From Todd McCarthy’s THR Sundance review, filed on 1.24.18: “The first thing people will always say about Searching (Screen Gems, 8.3) is, ‘Oh, yeah, the film that’s completely set on a computer screen.’ But if it were just that, it would be far from enough.
“Impressively, first-time filmmaker and former Google commercials creator Aneesh Chaganty has also made a real movie, the story of a family that morphs into a crime drama that gradually ratchets up the tension as all good thrillers must, one that’s well constructed and acted as well as novel in its storytelling techniques.
“[The pic] is like spending a little over an hour-and-a-half on the internet, except that a mind perhaps more wily than yours is organizing your online voyage. Early on you’re made to feel that you’re in good hands, such is the technical and dramatic expertise Chaganty, co-writer Sev Ohanian, editors Will Merrick and Nick Johnson (what a job they must have had!) and the rest of the team pour into this novel enterprise.

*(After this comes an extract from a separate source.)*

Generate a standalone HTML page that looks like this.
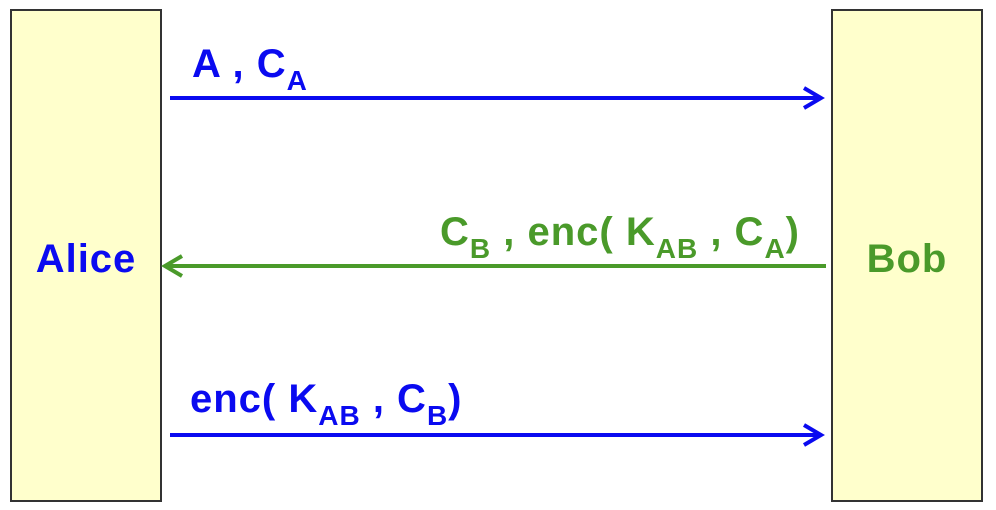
<!DOCTYPE html>
<html><head><meta charset="utf-8"><style>
html,body{margin:0;padding:0;background:#fff;}
svg{display:block;font-family:"Liberation Sans",Arial,sans-serif;font-weight:bold;}
text{letter-spacing:1px;}
</style></head><body>
<svg width="996" height="510" viewBox="0 0 996 510">
<rect x="11" y="10" width="150" height="491" fill="#ffffcc" stroke="#333" stroke-width="2"/>
<rect x="832" y="10" width="150" height="491" fill="#ffffcc" stroke="#333" stroke-width="2"/>
<text x="86" y="272" text-anchor="middle" font-size="40" fill="#0a0af0">Alice</text>
<text x="907" y="272" text-anchor="middle" font-size="40" fill="#4a9a2a">Bob</text>

<g>
<line x1="170" y1="98" x2="820" y2="98" stroke="#0a0af0" stroke-width="4"/>
<path d="M804,88 L821,98 L804,108" fill="none" stroke="#0a0af0" stroke-width="4"/>
<text x="192" y="77" font-size="40" fill="#0a0af0">A , C<tspan font-size="28" dy="13">A</tspan></text>
</g>

<g>
<line x1="166" y1="266" x2="826" y2="266" stroke="#4a9a2a" stroke-width="4"/>
<path d="M182,256 L165,266 L182,276" fill="none" stroke="#4a9a2a" stroke-width="4"/>
<text x="800" y="245" text-anchor="end" font-size="40" fill="#4a9a2a">C<tspan font-size="28" dy="13">B</tspan><tspan font-size="40" dy="-13"> , enc( K</tspan><tspan font-size="28" dy="13">AB</tspan><tspan font-size="40" dy="-13"> , C</tspan><tspan font-size="28" dy="13">A</tspan><tspan font-size="40" dy="-13">)</tspan></text>
</g>

<g>
<line x1="170" y1="435" x2="820" y2="435" stroke="#0a0af0" stroke-width="4"/>
<path d="M804,425 L821,435 L804,445" fill="none" stroke="#0a0af0" stroke-width="4"/>
<text x="190" y="412" font-size="40" fill="#0a0af0">enc( K<tspan font-size="28" dy="13">AB</tspan><tspan font-size="40" dy="-13"> , C</tspan><tspan font-size="28" dy="13">B</tspan><tspan font-size="40" dy="-13">)</tspan></text>
</g>
</svg>
</body></html>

“Unavoidably, perhaps, Search starts feeling more like a conventional suspense film once the deep probe for information on the internet is over and the film enters real time and a possible resolution; there are a lot of present-tense cutaways to TV coverage and a reliance upon surveillance coverage cameras. By this time, too, some of the novelty has also begun to wear off, but there are a couple of good twists in a plot that’s pretty solid strictly from a crime story point of view.